Outside scope: external monitors and policy engines that observe execution from outside the architecture without gating it. Outside scope: unidirectional output filters that gate only outbound signals and do not gate returning observations. Outside scope: governance overlays that consult policy after dispatch rather than at the gate. The boundary is structural: the layer must be on the critical path in both directions, must emit lineage, and must compose with the named primitives through defined interfaces.

Licensees retain freedom over the gate's evaluation logic, the specific lineage encoding, and the implementation technology used to enforce placement. This freedom is intentional: the patent claims the structural primitive, not a specific software stack, so deployments can adopt the placement under their existing technology choices without architectural disruption. What is required is the rule, the bidirectional coverage, and the lineage; what is left to the implementer is everything else.
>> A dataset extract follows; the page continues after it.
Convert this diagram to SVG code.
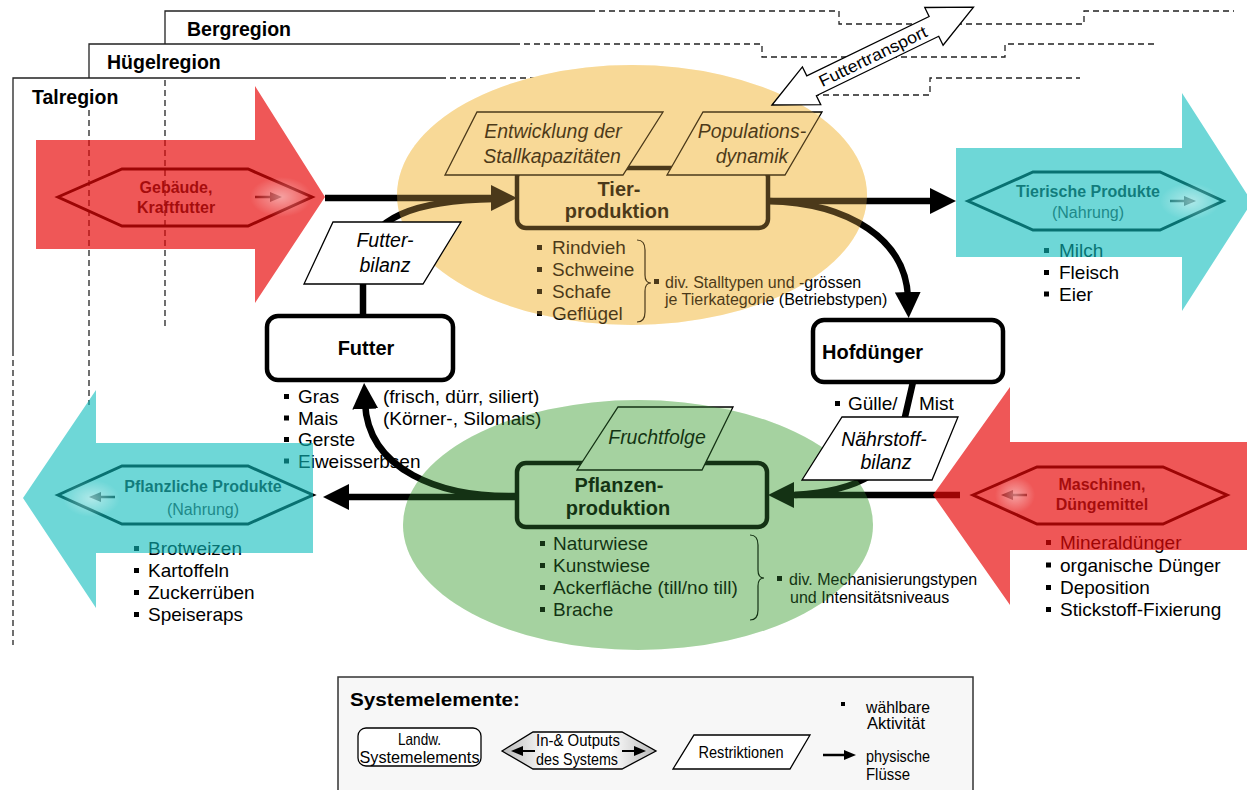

The disclosure further contemplates progressive adoption paths. A deployment may initially install the integrity layer in advisory mode, observing what the gate would have done without enforcing its dispositions, and then progressively transition specific action classes into mandatory mode as confidence in the gate's evaluation logic grows. The structural placement is preserved across this transition; only the response-semantics policy changes. Lineage emission remains mandatory in both modes, so the audit record of advisory dispositions is itself the evidence base on which the transition to mandatory enforcement is made.